◆ **Written exercise**:
Start at the line that contains "Generate a web", stop at the line that contains "const categories = ['Middle", and repeat every line in that span, those two included, with no pictures.

◆ **Data shown**:
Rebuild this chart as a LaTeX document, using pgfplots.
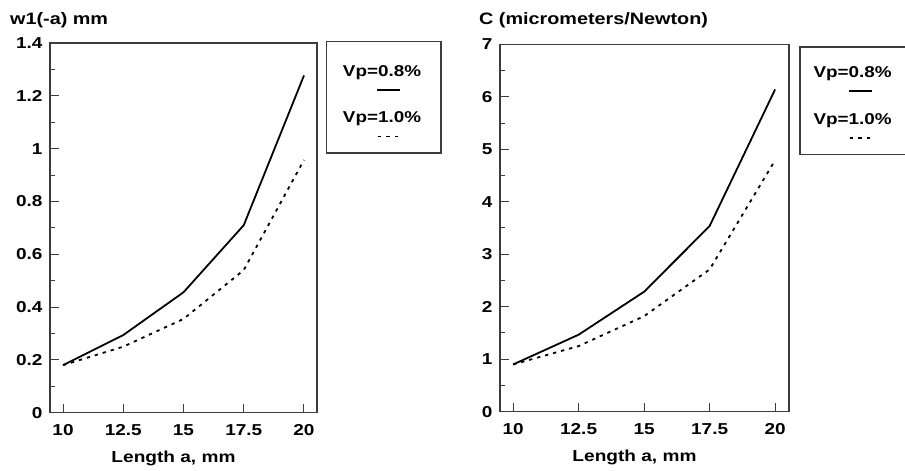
\documentclass[border=0pt]{standalone}
\usepackage{fontspec}
\setmainfont{Liberation Sans}[FakeStretch=1.2]
\usepackage{pgfplots}
\pgfplotsset{compat=1.18}
\definecolor{axisgray}{RGB}{60,60,60}
\pgfplotsset{mystyle/.style={
  scale only axis, anchor=south west,
  axis line style={line width=1.3bp, axisgray},
  xtick pos=bottom, ytick pos=left, tick align=inside,
  major tick length=9bp, minor tick length=4.5bp,
  tick style={line width=1bp, axisgray},
  minor y tick num=1,
  xtick={10,12.5,15,17.5,20},
  /pgf/number format/assume math mode=true,
  ticklabel style={font=\fontsize{15.8bp}{18bp}\selectfont\bfseries},
  yticklabel style={anchor=east, xshift=-4bp},
  xticklabel style={anchor=base, yshift=-23bp},
  xlabel={Length a, mm},
  xlabel style={font=\fontsize{15.9bp}{18bp}\selectfont\bfseries, at={(axis description cs:0.5,0)}, anchor=base, yshift=-50bp, xshift=-10bp},
  ylabel style={font=\fontsize{16.5bp}{19bp}\selectfont\bfseries, rotate=-90, at={(axis description cs:0,1)}, anchor=base west, inner sep=0pt},
  clip=false,
}}
\begin{document}
\begin{tikzpicture}
\useasboundingbox (0,0) rectangle (905bp,471bp);
\begin{axis}[mystyle, at={(50bp,58.3bp)}, width=267bp, height=369.7bp,
  xmin=9.46, xmax=20.54, ymin=0, ymax=1.4,
  ytick={0,0.2,0.4,0.6,0.8,1,1.2,1.4},
  ylabel={w1(-a) mm}, ylabel style={xshift=-40bp, yshift=18bp}]
\addplot[black, line width=1.8bp] coordinates {(10,0.18) (12.5,0.294) (15,0.456) (17.5,0.71) (20,1.277)};
\addplot[black, line width=1.8bp, dash pattern=on 3.3bp off 5bp] coordinates {(10,0.18) (12.5,0.25) (15,0.355) (17.5,0.54) (20,0.957)};
\end{axis}
\begin{axis}[mystyle, at={(500bp,59.3bp)}, width=289bp, height=367.4bp,
  xmin=9.5, xmax=20.53, ymin=0, ymax=7,
  ytick={0,1,2,3,4,5,6,7},
  ylabel={C (micrometers/Newton)}, ylabel style={xshift=-21bp, yshift=19.3bp}]
\addplot[black, line width=1.8bp] coordinates {(10,0.9) (12.5,1.467) (15,2.286) (17.5,3.537) (20,6.14)};
\addplot[black, line width=1.8bp, dash pattern=on 3.3bp off 5bp] coordinates {(10,0.9) (12.5,1.25) (15,1.82) (17.5,2.71) (20,4.79)};
\end{axis}
% legends
\begin{scope}[font=\fontsize{15.7bp}{18bp}\selectfont\bfseries]
\draw[line width=1.3bp, axisgray] (326.7bp,318bp) rectangle (441bp,429.5bp);
\node[anchor=base, inner sep=0] at (382bp,394.5bp) {Vp=0.8\%};
\draw[black, line width=1.8bp] (377bp,381bp) -- (400bp,381bp);
\node[anchor=base, inner sep=0] at (382bp,348.5bp) {Vp=1.0\%};
\draw[black, line width=1.8bp, dash pattern=on 3.3bp off 5bp] (378bp,334.5bp) -- (401bp,334.5bp);
\draw[line width=1.3bp, axisgray] (800bp,316.5bp) rectangle (918bp,424bp);
\node[anchor=base, inner sep=0] at (852.5bp,393.5bp) {Vp=0.8\%};
\draw[black, line width=1.8bp] (849bp,380bp) -- (872bp,380bp);
\node[anchor=base, inner sep=0] at (852.5bp,346.8bp) {Vp=1.0\%};
\draw[black, line width=1.8bp, dash pattern=on 3.3bp off 5bp] (850bp,333.3bp) -- (873bp,333.3bp);
\end{scope}
\end{tikzpicture}
\end{document}
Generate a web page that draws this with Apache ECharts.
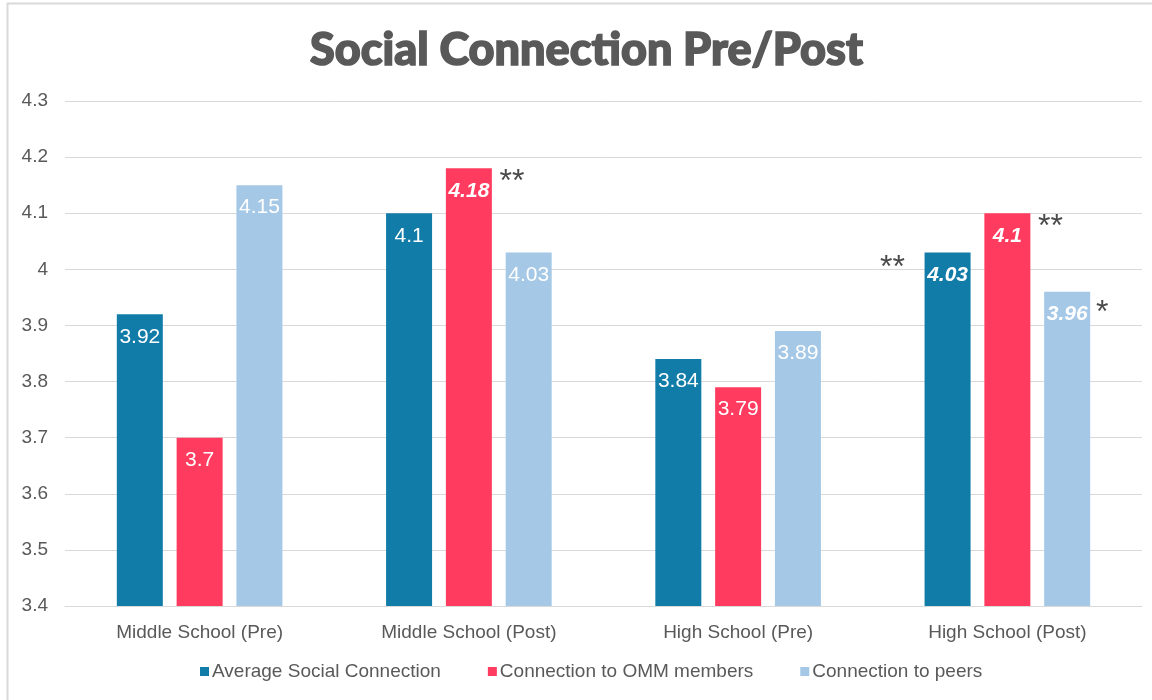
<!DOCTYPE html>
<html>
<head>
<meta charset="utf-8">
<script src="https://cdn.jsdelivr.net/npm/echarts@6/dist/echarts.min.js"></script>
<style>
  html, body { margin: 0; padding: 0; background: #ffffff; }
  #chart { width: 1152px; height: 700px; }
</style>
</head>
<body>
<div id="chart"></div>
<script>
// Groups along the x axis
const categories = ['Middle School (Pre)', 'Middle School (Post)', 'High School (Pre)', 'High School (Post)'];

// Mean scores per series
const avgSocial = [3.92, 4.1, 3.84, 4.03];
const ommMembers = [3.7, 4.18, 3.79, 4.1];
const peers = [4.15, 4.03, 3.89, 3.96];

// Significance markers per series ('' = not significant)
const avgSocialSig = ['', '', '', '**'];
const ommMembersSig = ['', '**', '', '**'];
const peersSig = ['', '', '', '*'];

const seriesNames = ['Average Social Connection', 'Connection to OMM members', 'Connection to peers'];
const yTicks = [3.4, 3.5, 3.6, 3.7, 3.8, 3.9, 4.0, 4.1, 4.2, 4.3];

const colors = ['#117CA8', '#FF3C5F', '#A4C8E6'];
const textGray = '#595959';
const FONT = 'Liberation Sans, Arial, sans-serif';

// Where each series' asterisks sit relative to the top centre of its bar
const sigOffset = [[-55, 16], [43, 14], [35, 21]];

function buildSeries(name, values, sig, idx) {
  const marks = [];
  values.forEach((v, i) => {
    if (sig[i]) {
      marks.push({ coord: [categories[i], v], value: sig[i] });
    }
  });
  return {
    name: name,
    type: 'bar',
    barWidth: 46,
    barGap: '30%',
    itemStyle: { color: colors[idx] },
    data: values.map((v, i) => ({
      value: v,
      label: sig[i] ? { fontWeight: 'bold', fontStyle: 'italic' } : {}
    })),
    label: {
      show: true,
      position: 'insideTop',
      distance: 12,
      color: '#ffffff',
      fontSize: 21,
      fontFamily: FONT,
      formatter: p => String(p.value)
    },
    markPoint: {
      symbol: 'circle',
      symbolSize: 0,
      silent: true,
      label: {
        show: true,
        formatter: p => p.value,
        color: '#4a4a4a',
        fontSize: 32,
        fontFamily: FONT,
        offset: sigOffset[idx]
      },
      data: marks
    }
  };
}

const chart = echarts.init(document.getElementById('chart'), null, { renderer: 'canvas' });

chart.setOption({
  backgroundColor: '#ffffff',
  animation: false,
  title: {
    text: 'Social Connection Pre/Post',
    left: 305,
    top: 23,
    textStyle: {
      fontFamily: "'Lato Black', Lato, Inter, sans-serif",
      fontWeight: 900,
      fontSize: 45,
      color: textGray,
      textBorderColor: textGray,
      textBorderWidth: 1.6
    }
  },
  graphic: [{
    type: 'rect',
    shape: { x: 7.5, y: 3.5, width: 1160, height: 720 },
    style: { fill: 'none', stroke: '#d9d9d9', lineWidth: 2 },
    silent: true
  }],
  legend: {
    bottom: 14,
    left: 195,
    itemWidth: 9,
    itemHeight: 9,
    itemGap: 47,
    icon: 'rect',
    textStyle: { fontFamily: FONT, fontSize: 19, color: textGray, padding: [0, 0, 0, -2] },
    data: seriesNames
  },
  grid: { left: 65, right: 10, top: 101, bottom: 94, containLabel: false },
  xAxis: {
    type: 'category',
    data: categories,
    axisLine: { show: true, lineStyle: { color: '#d9d9d9', width: 1 } },
    axisTick: { show: false },
    axisLabel: { fontFamily: FONT, fontSize: 19, color: textGray, margin: 17 }
  },
  yAxis: {
    type: 'value',
    min: yTicks[0],
    max: yTicks[yTicks.length - 1],
    interval: 0.1,
    axisLine: { show: false },
    axisTick: { show: false },
    splitLine: { lineStyle: { color: '#d9d9d9', width: 1 } },
    axisLabel: {
      fontFamily: FONT,
      fontSize: 19,
      color: textGray,
      margin: 17,
      formatter: v => String(Math.round(v * 10) / 10)
    }
  },
  series: [
    buildSeries(seriesNames[0], avgSocial, avgSocialSig, 0),
    buildSeries(seriesNames[1], ommMembers, ommMembersSig, 1),
    buildSeries(seriesNames[2], peers, peersSig, 2)
  ]
});
</script>
</body>
</html>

◆ **Task solution**:
Generate a web page that draws this with Apache ECharts.
<!DOCTYPE html>
<html>
<head>
<meta charset="utf-8">
<script src="https://cdn.jsdelivr.net/npm/echarts@6/dist/echarts.min.js"></script>
<style>
  html, body { margin: 0; padding: 0; background: #ffffff; }
  #chart { width: 1152px; height: 700px; }
</style>
</head>
<body>
<div id="chart"></div>
<script>
// Groups along the x axis
const categories = ['Middle School (Pre)', 'Middle School (Post)', 'High School (Pre)', 'High School (Post)'];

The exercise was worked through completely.